Enhance access to the central collections of the Staatsarchiv Zürich with an intelligent hybrid search application.
This repository provides the production-ready code for our search app, which is available online here.
To set up the app:
Install uv for environment management.
- Clone this repository.
- Change into the project directory:
cd ai-search_staatsarchiv/ - Install the required packages:
uv venvand thenuv sync
- Run the notebooks. Open them either in an IDE like Visual Studio Code. Alternatively, you can use Jupyter Notebook or Jupyter Lab.
- Use the final notebook to create the Weaviate search index. Data is stored by default in
.local/share/weaviate/. If you are deploying the app on a remote machine, copy the index data to the same path on the remote machine, or change the path in the app like so:client = weaviate.connect_to_embedded(persistence_data_path="/your_data_path_on_your_vm/").
- Start the app:
uv run streamlit run _streamlit_app/hybrid_search_stazh.py
Note
The app logs user interactions locally to a file named app.log. If you prefer not to collect analytics, simply comment out the relevant function call in the code.
For the embeddings, we use Jina AI's model jina-embeddings-v2-base-de. The model is a German/English bilingual text embedding model supporting 8,192 sequence length.
According to the model card, it is designed for «high performance in mono-lingual & cross-lingual applications and trained … specifically to support mixed German-English input without bias». Technical report here.
Note that we chunk all text on a sentence basis to a maximum of 500 tokens with a 100-token overlap.
The Staatsarchiv Zürich manages and catalogs the «Zentralen Serien des Kantons Zürich 19. und 20. Jahrhundert», which includes important historical documents such as minutes from the Cantonal Council, Government Council resolutions, collections of laws, and the Official Gazette. These records span from 1803 to the present, making them linguistically and thematically diverse.
We (the Staatsarchiv and the Statistical Office) developed an intelligent search application that enhances access to these extensive archives.
For more information, see the following article in the magazine ABI Technik: Mit Künstlicher Intelligenz zu besserer Nutzbarkeit: Die Zentralen Serien des Kantons Zürich (19. und 20. Jahrhundert) neu zugänglich gemacht
This app allows users to search through these extensive archives using both lexical and semantic search methods.
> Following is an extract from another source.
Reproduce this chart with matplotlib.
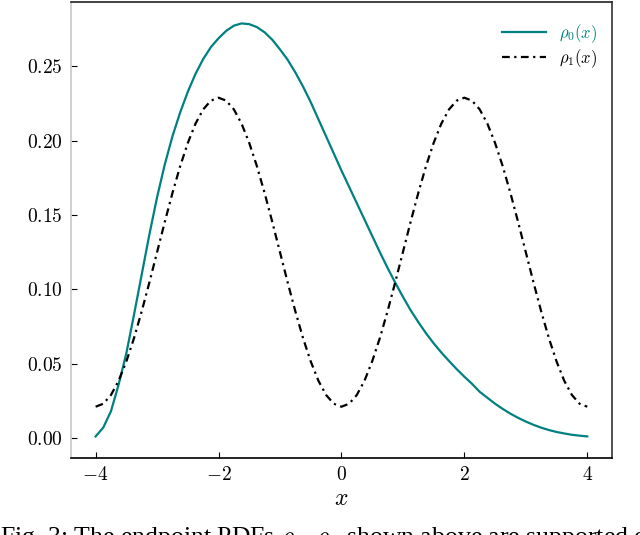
import matplotlib
matplotlib.use("Agg")
import matplotlib.pyplot as plt
from matplotlib.ticker import FuncFormatter

plt.rcParams['mathtext.fontset'] = 'cm'
plt.rcParams['font.family'] = ['DejaVu Serif']

# values, step 0.125 on [-4, 4]
x_vals = [-4.0, -3.875, -3.75, -3.625, -3.5, -3.375, -3.25, -3.125,
          -3.0, -2.875, -2.75, -2.625, -2.5, -2.375, -2.25, -2.125,
          -2.0, -1.875, -1.75, -1.625, -1.5, -1.375, -1.25, -1.125,
          -1.0, -0.875, -0.75, -0.625, -0.5, -0.375, -0.25, -0.125,
          0.0, 0.125, 0.25, 0.375, 0.5, 0.625, 0.75, 0.875,
          1.0, 1.125, 1.25, 1.375, 1.5, 1.625, 1.75, 1.875,
          2.0, 2.125, 2.25, 2.375, 2.5, 2.625, 2.75, 2.875,
          3.0, 3.125, 3.25, 3.375, 3.5, 3.625, 3.75, 3.875, 4.0]
rho0 = [0.001, 0.007, 0.018, 0.036, 0.057, 0.083, 0.110, 0.137,
        0.162, 0.184, 0.203, 0.219, 0.233, 0.245, 0.255, 0.263,
        0.269, 0.274, 0.2775, 0.279, 0.2785, 0.2765, 0.273, 0.268,
        0.2615, 0.2545, 0.246, 0.2365, 0.226, 0.2145, 0.203, 0.1915,
        0.180, 0.169, 0.158, 0.147, 0.136, 0.125, 0.1145, 0.1045,
        0.095, 0.086, 0.078, 0.0705, 0.0637, 0.0575, 0.0518, 0.0463,
        0.0412, 0.0364, 0.031, 0.027, 0.023, 0.0195, 0.0163, 0.0135,
        0.011, 0.0088, 0.0069, 0.0053, 0.004, 0.003, 0.0021, 0.0015, 0.001]
rho1 = [0.021, 0.023, 0.0289, 0.0385, 0.0515, 0.0672, 0.0852, 0.1047,
        0.125, 0.1453, 0.1648, 0.1828, 0.1985, 0.2115, 0.2211, 0.227,
        0.229, 0.227, 0.2211, 0.2115, 0.1985, 0.1828, 0.1648, 0.1453,
        0.125, 0.1047, 0.0852, 0.0672, 0.0515, 0.0385, 0.0289, 0.023,
        0.021, 0.023, 0.0289, 0.0385, 0.0515, 0.0672, 0.0852, 0.1047,
        0.125, 0.1453, 0.1648, 0.1828, 0.1985, 0.2115, 0.2211, 0.227,
        0.229, 0.227, 0.2211, 0.2115, 0.1985, 0.1828, 0.1648, 0.1453,
        0.125, 0.1047, 0.0852, 0.0672, 0.0515, 0.0385, 0.0289, 0.023, 0.021]

x_ticks = [-4, -2, 0, 2, 4]
y_ticks = [0.00, 0.05, 0.10, 0.15, 0.20, 0.25]

fig = plt.figure(figsize=(6.4, 5.35), dpi=100)
ax = fig.add_axes([0.111, 0.144, 0.845, 0.8525])

ax.plot(x_vals, rho0, color='teal', lw=1.6, label=r'$\rho_0(x)$')
ax.plot(x_vals, rho1, color='black', lw=1.6, linestyle=(0, (3.5, 2, 1, 2)),
        label=r'$\rho_1(x)$')

ax.set_xlim(-4.4, 4.4)
ax.set_ylim(-0.0135, 0.2935)
ax.set_xticks(x_ticks)
ax.set_yticks(y_ticks)
ax.xaxis.set_major_formatter(FuncFormatter(lambda v, p: f"${v:g}$"))
ax.yaxis.set_major_formatter(FuncFormatter(lambda v, p: f"${v:.2f}$"))
ax.tick_params(direction='in', length=4, width=0.8, labelsize=14, pad=6)
ax.spines['left'].set_color('#c8c8c8')
ax.spines['top'].set_color('#222222')
ax.spines['right'].set_color('#333333')
ax.spines['bottom'].set_color('black')
for s in ax.spines.values():
    s.set_linewidth(1.2)

ax.set_xlabel(r'$x$', fontsize=17, labelpad=2)

leg = ax.legend(loc='upper right', bbox_to_anchor=(1.01, 1.0), frameon=False,
                fontsize=12, handlelength=2.6, borderaxespad=0.8,
                labelspacing=0.15)
leg.get_texts()[0].set_color('teal')

# caption of the paper figure, cut by the lower edge as in the source
fig.text(0.0, 0.019, r'Fig. 3: The endpoint PDFs $\rho_0, \rho_1$ shown above are supported on',
         fontsize=18.5, family='Liberation Serif', va='top', ha='left')

fig.savefig('out.png', dpi=100)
Unlike traditional lexical search that looks for exact keywords, semantic search identifies words, sentences, or paragraphs with similar meanings, even if they don't exactly match the search term. For example, a search for «technology» might return documents containing related concepts like «digitalization», «artificial intelligence», «software development», or «computer science» even if «technology» isn't mentioned directly.
Additionally, semantic search can retrieve documents related to a reference text. For instance, entering a document reference like RRB 1804/1 will return documents with similar themes.
Semantic search leverages statistical methods and machine learning to analyze large text corpora, allowing models to learn word and sentence similarities, enabling more nuanced document retrieval. While semantic search offers significant benefits, results can sometimes be incomplete or include irrelevant matches.
- Hybrid search significantly improves search results compared to traditional lexical search, especially for complex or fuzzy queries and large corpora spanning over two centuries.
- The embedding models we tested (and the one we use in the app) are astonishingly agnostic to the historical language used in the documents. Based on our observations, these models can capture the semantic meaning of very old texts as well.
- Weaviate has proven to be a reliable and efficient tool for semantic search. It is easy to use and integrates well with Python.
- The app is inexpensive to run and maintain. It can be deployed on a local machine or a virtual machine with moderate resources. At the moment, we use a VM with 8 CPUs and 32 GB RAM.
Rebekka Plüss (Staatsarchiv) and Patrick Arnecke (Statistisches Amt, Team Data). A big thanks goes to Sarah Murer and Dominik Frefel as well.
We welcome your feedback. Please share your thoughts and let us know how you use the app in your institution. You can email us or contribute by opening an issue or a pull request.
Please note that we use Ruff for linting and code formatting with default settings.
The software in this project is licensed under the MIT License. See the LICENSE file for details.
This software (the Software) incorporates open-source models (the Models) from providers like Huggingface. The app has been developed according to and with the intent to be used under Swiss law. Please be aware that the EU Artificial Intelligence Act (EU AI Act) may, under certain circumstances, be applicable to your use of the Software. You are solely responsible for ensuring that your use of the Software as well as of the underlying Models complies with all applicable local, national and international laws and regulations. By using this Software, you acknowledge and agree (a) that it is your responsibility to assess which laws and regulations, in particular regarding the use of AI technologies, are applicable to your intended use and to comply therewith, and (b) that you will hold us harmless from any action, claims, liability or loss in respect of your use of the Software.